Jeff also commented the presidential meeting in Sochi, where Bush and Putin “left behind a road map for their successors.”
This road will certainly be bumpy. On Monday the Daily Star titled that "Moscow softens opposition to planned US missile defense network in Europe". On the next day, however, Russia's Foreign Minister Sergei Lavrov expressed his demand that Moscow must have permanent access to Washington's planned missile shield in eastern Europe if its concerns are to be placated. Mr Lavrov told Russian radio:
"For us it is important that we should see second-by-second where that radar is looking, and what is happening at the... base in the Czech Republic."So far, the United States has proposed that Russian officers be granted frequent access to the sites, but not be based at them permanently. The minister stressed importance of the permanency component by saying that the proposed confidence building measures would otherwise be "rendered worthless". In turn, the Czech deputy foreign minister already stated that "permanent presence is not something we would be considering." In short: the chances for a presidential post-office missile-honeymoon are very slim.
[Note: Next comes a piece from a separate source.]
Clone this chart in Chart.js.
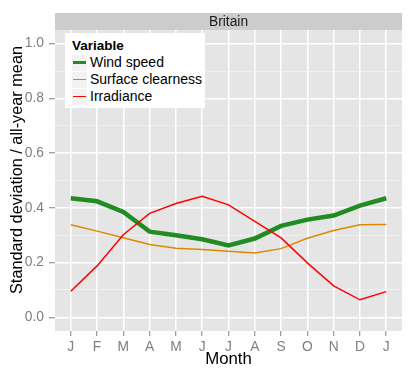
<!DOCTYPE html>
<html>
<head>
<meta charset="utf-8">
<script src="https://cdn.jsdelivr.net/npm/chart.js@4/dist/chart.umd.min.js"></script>
<style>
  body { margin: 0; background: #fff; font-family: "Liberation Sans", Arial, sans-serif; }
  #wrap { position: relative; width: 415px; height: 376px; }
  #legend { position: absolute; left: 65px; top: 33px; width: 140px; height: 75px; background: #fff; }
  #legend .title { position: absolute; left: 7px; top: 5px; font-weight: bold; font-size: 13.5px; line-height: 16px; color: #000; }
  #legend .row { position: absolute; left: 7px; height: 17px; display: flex; align-items: center; }
  #legend .key { position: relative; width: 15px; height: 16px; background: #f2f2f2; margin-right: 3px; }
  #legend .key span { position: absolute; left: 1px; right: 1px; top: 50%; }
  #legend .label { font-size: 14px; line-height: 17px; color: #000; white-space: nowrap; }
</style>
</head>
<body>
<div id="wrap">
  <canvas id="chart" width="415" height="376"></canvas>
  <div id="legend"></div>
</div>
<script>
const facetName = "Britain";
const xTitle = "Month";
const yTitle = "Standard deviation / all-year mean";
const months = ["J", "F", "M", "A", "M", "J", "J", "A", "S", "O", "N", "D", "J"];
const yMajorTicks = [0, 0.2, 0.4, 0.6, 0.8, 1.0];
const yMinorTicks = [0.1, 0.3, 0.5, 0.7, 0.9];

const seriesNames = ["Wind speed", "Surface clearness", "Irradiance"];
const seriesColors = ["#228b22", "#da8a00", "#ff0000"];
const windSpeed = [0.435, 0.424, 0.385, 0.313, 0.300, 0.285, 0.263, 0.288, 0.334, 0.357, 0.372, 0.408, 0.435];
const surfaceClearness = [0.338, 0.315, 0.291, 0.266, 0.252, 0.248, 0.241, 0.235, 0.251, 0.289, 0.317, 0.338, 0.339];
const irradiance = [0.095, 0.188, 0.302, 0.380, 0.416, 0.442, 0.411, 0.351, 0.290, 0.199, 0.115, 0.064, 0.094];

const seriesValues = [windSpeed, surfaceClearness, irradiance];
const lineWidths = [4.5, 1.5, 1.5];
const keyWidths = [3, 1.3, 1.3];

const font = "'Liberation Sans', Arial, sans-serif";
const isMajor = (v) => yMajorTicks.some((m) => Math.abs(m - v) < 1e-6);

// grey panel, facet strip and the y title (centred like ggplot does it)
const panelPlugin = {
  id: "panel",
  beforeDraw(chart) {
    const { ctx, chartArea: a } = chart;
    ctx.save();
    ctx.fillStyle = "#e5e5e5";
    ctx.fillRect(a.left, a.top, a.width, a.height);
    ctx.fillStyle = "#cccccc";
    ctx.fillRect(a.left, 13, a.width, a.top - 13);
    ctx.fillStyle = "#1a1a1a";
    ctx.font = "13.8px " + font;
    ctx.textAlign = "center";
    ctx.textBaseline = "middle";
    ctx.fillText(facetName, (a.left + a.right) / 2, (13 + a.top) / 2 + 0.5);

    ctx.fillStyle = "#000";
    ctx.font = "16.3px " + font;
    ctx.textBaseline = "alphabetic";
    ctx.translate(22, 170);
    ctx.rotate(-Math.PI / 2);
    ctx.fillText(yTitle, 0, 0);
    ctx.restore();
  },
};

const datasets = seriesNames.map((name, i) => ({
  label: name,
  data: seriesValues[i].map((v, j) => ({ x: j, y: v })),
  borderColor: seriesColors[i],
  borderWidth: lineWidths[i],
  pointRadius: 0,
  tension: 0,
  fill: false,
  order: seriesNames.length - i,
}));

new Chart(document.getElementById("chart"), {
  type: "line",
  data: { datasets },
  plugins: [panelPlugin],
  options: {
    responsive: false,
    animation: false,
    layout: { padding: { left: 0, right: 13, top: 30, bottom: 0 } },
    plugins: {
      legend: { display: false },
      tooltip: { enabled: false },
    },
    scales: {
      x: {
        type: "linear",
        min: -0.6,
        max: 12.6,
        afterBuildTicks: (axis) => {
          axis.ticks = months.map((m, i) => ({ value: i }));
        },
        afterFit: (axis) => {
          axis.height = 45;
        },
        ticks: {
          callback: (v) => months[v],
          autoSkip: false,
          maxRotation: 0,
          color: "#7f7f7f",
          font: { family: font, size: 13.8 },
          padding: 3,
        },
        grid: {
          color: "#ffffff",
          lineWidth: 1.5,
          tickColor: "#7f7f7f",
          tickLength: 5,
          tickWidth: 1,
        },
        border: { display: false },
        title: {
          display: true,
          text: xTitle,
          color: "#000",
          font: { family: font, size: 16.8 },
          padding: { top: 0, bottom: 7 },
        },
      },
      y: {
        type: "linear",
        min: -0.05,
        max: 1.05,
        afterBuildTicks: (axis) => {
          axis.ticks = yMajorTicks.concat(yMinorTicks).sort((a, b) => a - b).map((v) => ({ value: v }));
        },
        afterFit: (axis) => {
          axis.width = 55;
        },
        ticks: {
          callback: (v) => (isMajor(v) ? v.toFixed(1) : ""),
          color: "#7f7f7f",
          font: { family: font, size: 13.8 },
          padding: 5,
        },
        grid: {
          color: (ctx) => (ctx.tick && isMajor(ctx.tick.value) ? "#ffffff" : "#f2f2f2"),
          lineWidth: (ctx) => (ctx.tick && isMajor(ctx.tick.value) ? 1.5 : 0.8),
          tickColor: (ctx) => (ctx.tick && isMajor(ctx.tick.value) ? "#7f7f7f" : "rgba(0,0,0,0)"),
          tickLength: 6,
          tickWidth: 1,
        },
        border: { display: false },
        title: { display: false },
      },
    },
  },
});

// legend box, drawn as HTML over the panel
const legend = document.getElementById("legend");
const title = document.createElement("div");
title.className = "title";
title.textContent = "Variable";
legend.appendChild(title);
seriesNames.forEach((name, i) => {
  const row = document.createElement("div");
  row.className = "row";
  row.style.top = 21 + i * 17 + "px";
  const key = document.createElement("div");
  key.className = "key";
  const line = document.createElement("span");
  line.style.height = keyWidths[i] + "px";
  line.style.marginTop = -keyWidths[i] / 2 + "px";
  line.style.background = seriesColors[i];
  key.appendChild(line);
  const label = document.createElement("div");
  label.className = "label";
  label.textContent = name;
  row.appendChild(key);
  row.appendChild(label);
  legend.appendChild(row);
});
</script>
</body>
</html>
The two soon-to-be ex-Presidents were not the only ones talking about missile defense. The Iranian Defense Minister Mostafa Mohammad Najjar said on Monday the world needs a missile shield to protect against threats from Israel and the United States. He continued that U.S. claims that the European missile shield would defend against Iran's missiles were nothing but a sham. At the same time he underlined the defensive nature of the Iranian missile program: "[We] will only target aggressors against its territories". This only shows that the problem is that there is no unanimous view on who the aggressor is. All parties claim to act defensively while they see the aggressor on the other side. Voila, the perfect scene for an arms race.